Stockholders have given the board significant flexibility by approving a reverse stock split in a range of one-for-twenty to one-for-fifty to be implemented by June 30, 2026, and by increasing authorized common shares from 100,000,000 to 500,000,000. The company states that the board intends to effect the reverse split as soon as practicable and that it believes it has already received sufficient capital to evidence compliance with a $2,500,000 minimum stockholders’ equity requirement for continued listing.
The appeal to the Nasdaq Hearings Panel stays any trading suspension while under review, and RYVYL states it expects to regain full compliance with the minimum bid price rule in the coming weeks. However, the company explicitly notes there can be no assurance it will regain or maintain compliance with Nasdaq’s bid price, stockholders’ equity, or other listing standards, or that the Panel will grant additional time or accept its plan.
FAQ
What did RYVYL Inc. (RVYL) stockholders approve at the 2025 annual meeting?
Stockholders of RYVYL Inc. elected four directors, ratified Simon & Edward, LLP as independent registered public accounting firm for the year ending December 31, 2025, authorized the board to implement a reverse stock split of common stock at a ratio between one-for-twenty and one-for-fifty to be effected no later than June 30, 2026, and approved increasing authorized common shares from 100,000,000 to 500,000,000.
What is happening with RYVYL Inc. (RVYL) and the Nasdaq minimum bid price rule?

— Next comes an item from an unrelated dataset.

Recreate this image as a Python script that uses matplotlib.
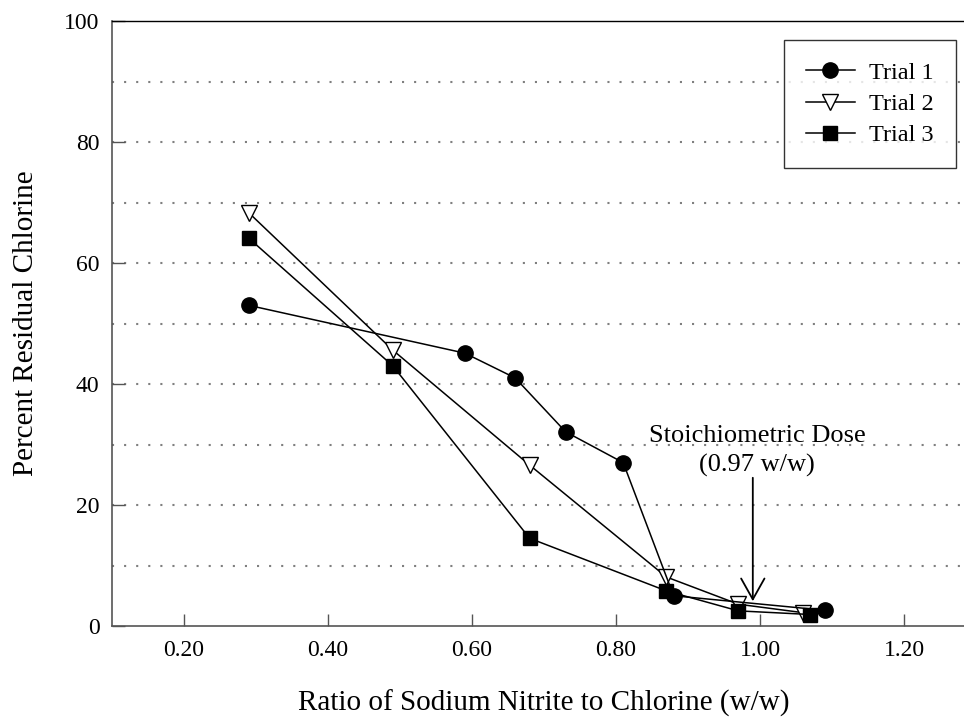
import matplotlib
matplotlib.use('Agg')
import matplotlib.pyplot as plt


# Values
trial1_x = [0.29, 0.59, 0.66, 0.73, 0.81, 0.88, 1.09]
trial1_y = [53.0, 45.1, 41.0, 32.1, 27.0, 5.0, 2.6]

trial2_x = [0.29, 0.49, 0.68, 0.87, 0.97, 1.06]
trial2_y = [68.3, 45.6, 26.6, 8.1, 3.6, 2.2]

trial3_x = [0.29, 0.49, 0.68, 0.87, 0.97, 1.07]
trial3_y = [64.1, 43.0, 14.5, 5.8, 2.5, 1.9]

x_ticks = [0.20, 0.40, 0.60, 0.80, 1.00, 1.20]
y_ticks = [0, 20, 40, 60, 80, 100]
grid_levels = [10, 20, 30, 40, 50, 60, 70, 80, 90]

series_labels = ['Trial 1', 'Trial 2', 'Trial 3']

note_lines = ['Stoichiometric Dose', '(0.97 w/w)']
arrow_tip = (0.99, 4.1)
arrow_tail = (0.99, 24.5)


def main():
    plt.rcParams['font.family'] = ['Liberation Serif', 'DejaVu Serif']

    fig = plt.figure(figsize=(9.64, 7.21), dpi=100)
    # axes runs a little past the right edge of the picture, like the original crop
    ax = fig.add_axes([112 / 964, 95 / 721, 864 / 964, 605 / 721])

    ax.set_xlim(0.10, 1.30)
    ax.set_ylim(0, 100)

    # Dotted horizontal grid
    for level in grid_levels:
        ax.axhline(level, color='#7f7f7f', lw=1.5, linestyle=(0, (1, 4.8)), zorder=0)

    line_kw = dict(color='black', lw=1.1)
    h2, = ax.plot(trial2_x, trial2_y, marker='v', ms=11, mfc='white', mec='black',
                  mew=1.0, zorder=2, **line_kw)
    h3, = ax.plot(trial3_x, trial3_y, marker='s', ms=9.5, mfc='black', mec='black',
                  zorder=3, **line_kw)
    h1, = ax.plot(trial1_x, trial1_y, marker='o', ms=11, mfc='black', mec='black',
                  zorder=4, **line_kw)

    # Annotation for the stoichiometric dose
    ax.text(0.997, 30.4, note_lines[0], ha='center', va='baseline', fontsize=19)
    ax.text(0.996, 25.6, note_lines[1], ha='center', va='baseline', fontsize=19)
    ax.annotate('', xy=arrow_tip, xytext=arrow_tail,
                arrowprops=dict(arrowstyle='->,head_length=0.75,head_width=0.42',
                                color='black', lw=1.3, mutation_scale=20,
                                shrinkA=0, shrinkB=0))

    ax.set_xticks(x_ticks)
    ax.set_xticklabels([f'{v:.2f}' for v in x_ticks])
    ax.set_yticks(y_ticks)
    ax.tick_params(axis='both', direction='in', length=9, width=1.0,
                   colors='#555555', labelcolor='black', labelsize=17)
    ax.tick_params(axis='x', pad=10)
    ax.tick_params(axis='y', pad=9)

    ax.spines['right'].set_visible(False)
    ax.spines['top'].set_color('black')
    ax.spines['top'].set_linewidth(1.0)
    for side in ['left', 'bottom']:
        ax.spines[side].set_color('#555555')
        ax.spines[side].set_linewidth(1.2)

    ax.set_xlabel('Ratio of Sodium Nitrite to Chlorine (w/w)', fontsize=21)
    ax.set_ylabel('Percent Residual Chlorine', fontsize=21)
    ax.xaxis.set_label_coords(432 / 864, -64 / 605)
    ax.yaxis.set_label_coords(-73 / 864, 0.5)

    leg = ax.legend([h1, h2, h3], series_labels, loc='upper right',
                    bbox_to_anchor=(956 / 964, 1 - 40 / 721), bbox_transform=fig.transFigure,
                    borderaxespad=0, fontsize=17.5, frameon=True, fancybox=False,
                    edgecolor='black', handlelength=2.0, handletextpad=0.6,
                    labelspacing=0.38, borderpad=0.9)
    leg.get_frame().set_linewidth(1.0)
    leg.set_zorder(5)

    fig.savefig('out.png', dpi=100, facecolor='white')


if __name__ == "__main__":
    main()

RYVYL Inc. received a notice from Nasdaq on December 11, 2025 stating it had not regained compliance with the $1.00 per share minimum bid price rule by the December 9, 2025 deadline after a 180‑day cure period. Nasdaq staff also determined the company is not eligible for a second 180‑day extension because it does not meet the $5,000,000 minimum stockholders’ equity initial listing requirement.

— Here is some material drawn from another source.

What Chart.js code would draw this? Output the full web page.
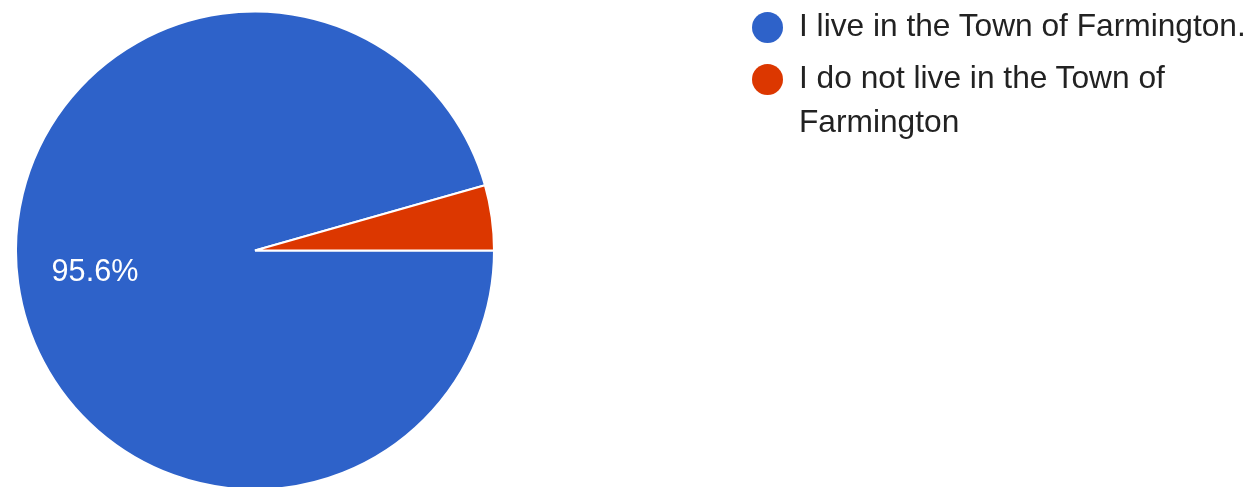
<!DOCTYPE html>
<html>
<head>
<meta charset="utf-8">
<script src="https://cdn.jsdelivr.net/npm/chart.js@4"></script>
<style>
  html, body { margin: 0; padding: 0; background: #fff; overflow: hidden; }
  #wrap { position: relative; width: 1258px; height: 487px; }
  #legend { position: absolute; left: 752px; top: 3px; font-family: "Liberation Sans", Arial, sans-serif;
            font-size: 31.7px; line-height: 44px; color: #222; }
  .item { position: relative; padding-left: 47px; width: 460px; margin-bottom: 8px; }
  .dot { position: absolute; left: 0; top: 8.5px; width: 31px; height: 31px; border-radius: 50%; }
</style>
</head>
<body>
<div id="wrap">
  <canvas id="pieChart" width="1258" height="487"></canvas>
  <div id="legend"></div>
</div>
<script>
// respuestas y porcentajes
const etiquetas = ['I live in the Town of Farmington.', 'I do not live in the Town of Farmington'];
const valores = [95.6, 4.4];
const colores = ['#2E62C9', '#DC3700'];

// leyenda en html (para que el texto pueda partirse en dos lineas)
const legendEl = document.getElementById('legend');
etiquetas.forEach((txt, i) => {
    const item = document.createElement('div');
    item.className = 'item';
    const dot = document.createElement('span');
    dot.className = 'dot';
    dot.style.background = colores[i];
    item.appendChild(dot);
    item.appendChild(document.createTextNode(txt));
    legendEl.appendChild(item);
});

// etiqueta de porcentaje dentro de la porcion
const pctLabels = {
    id: 'pctLabels',
    afterDatasetsDraw(chart) {
        const ctx = chart.ctx;
        const meta = chart.getDatasetMeta(0);
        const total = valores.reduce((a, b) => a + b, 0);
        ctx.save();
        ctx.fillStyle = '#fff';
        ctx.font = '30.6px "Liberation Sans", Arial, sans-serif';
        ctx.textAlign = 'center';
        ctx.textBaseline = 'middle';
        meta.data.forEach((arc, i) => {
            const pct = valores[i] / total * 100;
            if (pct < 5) return;
            const p = arc.getProps(['x', 'y', 'startAngle', 'endAngle', 'outerRadius'], true);
            const mid = (p.startAngle + p.endAngle) / 2;
            const d = p.outerRadius * 0.676;
            ctx.fillText(pct.toFixed(1) + '%', p.x + Math.cos(mid) * d, p.y + Math.sin(mid) * d);
        });
        ctx.restore();
    }
};

const pieCtx = document.getElementById('pieChart').getContext('2d');
new Chart(pieCtx, {
    type: 'pie',
    data: {
        labels: etiquetas,
        datasets: [{
            data: valores,
            backgroundColor: colores,
            borderColor: '#fff',
            borderWidth: 2
        }]
    },
    options: {
        responsive: false,
        animation: false,
        rotation: 90,
        radius: 239,
        layout: { padding: { left: 16, right: 764, top: 14, bottom: 0 } },
        plugins: {
            legend: { display: false },
            tooltip: { enabled: false }
        }
    },
    plugins: [pctLabels]
});
</script>
</body>
</html>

When could RYVYL Inc. (RVYL) be delisted from the Nasdaq Capital Market?
The notice from Nasdaq states that unless RYVYL requests and pursues a successful appeal, its common stock will be delisted from the Nasdaq Capital Market at the opening of business on December 22, 2025. The company has appealed to the Nasdaq Hearings Panel, which stays the suspension of the common stock pending the Panel’s decision.
How does RYVYL plan to address its Nasdaq listing deficiencies?

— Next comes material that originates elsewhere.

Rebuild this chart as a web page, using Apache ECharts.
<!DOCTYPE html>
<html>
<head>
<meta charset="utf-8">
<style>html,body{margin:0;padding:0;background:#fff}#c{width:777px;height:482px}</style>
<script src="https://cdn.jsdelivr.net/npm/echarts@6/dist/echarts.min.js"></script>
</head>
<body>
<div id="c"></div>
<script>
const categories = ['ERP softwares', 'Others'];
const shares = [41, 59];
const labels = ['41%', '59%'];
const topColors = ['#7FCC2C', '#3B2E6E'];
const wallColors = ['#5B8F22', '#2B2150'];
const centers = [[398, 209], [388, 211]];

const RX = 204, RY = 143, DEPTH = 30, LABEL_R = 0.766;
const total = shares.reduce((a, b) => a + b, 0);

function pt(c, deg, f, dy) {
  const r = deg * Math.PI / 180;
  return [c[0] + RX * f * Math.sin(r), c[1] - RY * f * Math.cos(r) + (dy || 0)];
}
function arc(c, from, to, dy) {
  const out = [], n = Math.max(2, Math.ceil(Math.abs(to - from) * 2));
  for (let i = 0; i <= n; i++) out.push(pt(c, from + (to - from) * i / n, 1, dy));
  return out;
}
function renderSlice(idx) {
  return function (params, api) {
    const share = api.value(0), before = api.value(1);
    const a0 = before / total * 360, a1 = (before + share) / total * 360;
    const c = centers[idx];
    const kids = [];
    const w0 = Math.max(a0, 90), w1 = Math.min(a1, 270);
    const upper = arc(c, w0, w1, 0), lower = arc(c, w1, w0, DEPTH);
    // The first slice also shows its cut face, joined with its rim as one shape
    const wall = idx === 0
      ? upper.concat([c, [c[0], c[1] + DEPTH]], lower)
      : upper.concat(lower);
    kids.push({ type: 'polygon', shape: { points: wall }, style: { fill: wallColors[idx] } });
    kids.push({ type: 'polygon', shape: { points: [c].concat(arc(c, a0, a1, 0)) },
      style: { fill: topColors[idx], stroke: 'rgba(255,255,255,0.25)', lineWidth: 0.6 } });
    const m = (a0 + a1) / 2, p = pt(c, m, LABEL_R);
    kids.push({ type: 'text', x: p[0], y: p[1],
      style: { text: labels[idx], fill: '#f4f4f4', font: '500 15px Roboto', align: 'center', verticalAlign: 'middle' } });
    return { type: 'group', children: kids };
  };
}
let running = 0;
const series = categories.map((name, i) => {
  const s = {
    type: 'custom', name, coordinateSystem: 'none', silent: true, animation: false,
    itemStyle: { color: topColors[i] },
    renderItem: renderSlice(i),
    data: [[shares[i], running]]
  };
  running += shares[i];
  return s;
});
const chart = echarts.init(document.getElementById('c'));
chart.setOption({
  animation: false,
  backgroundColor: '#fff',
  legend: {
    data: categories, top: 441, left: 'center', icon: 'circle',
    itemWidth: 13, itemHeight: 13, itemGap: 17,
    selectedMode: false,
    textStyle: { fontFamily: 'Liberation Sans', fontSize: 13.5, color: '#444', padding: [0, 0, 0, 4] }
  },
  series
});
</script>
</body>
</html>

RYVYL Inc. has appealed the Nasdaq staff’s delisting determination and plans to submit a plan to regain compliance to the Nasdaq Hearings Panel. The board intends to effect the stockholder‑approved reverse stock split of common stock as soon as practicable, and the company states it believes it has already received sufficient capital to evidence compliance with a $2,500,000 minimum stockholders’ equity requirement for continued listing.
What reverse stock split did RYVYL Inc. (RVYL) stockholders authorize?
Stockholders authorized RYVYL’s board to amend the articles of incorporation to effect a reverse stock split of the common stock at a ratio between one-for-twenty and one-for-fifty. The board has discretion to select the exact ratio and timing, provided the reverse split is effectuated no later than June 30, 2026.
What voting power was represented at RYVYL Inc.’s 2025 annual meeting?
As of the October 31, 2025 record date, there were 36,085,978 shares of common stock outstanding and 50,000 shares of Series C convertible preferred stock outstanding, with the Series C shares entitled to an aggregate of 7,202,092 votes on an as‑converted basis subject to beneficial ownership limitations. At the annual meeting, holders representing an aggregate of 23,535,606 votes of the company’s capital voting stock were represented in person or by proxy, constituting a quorum.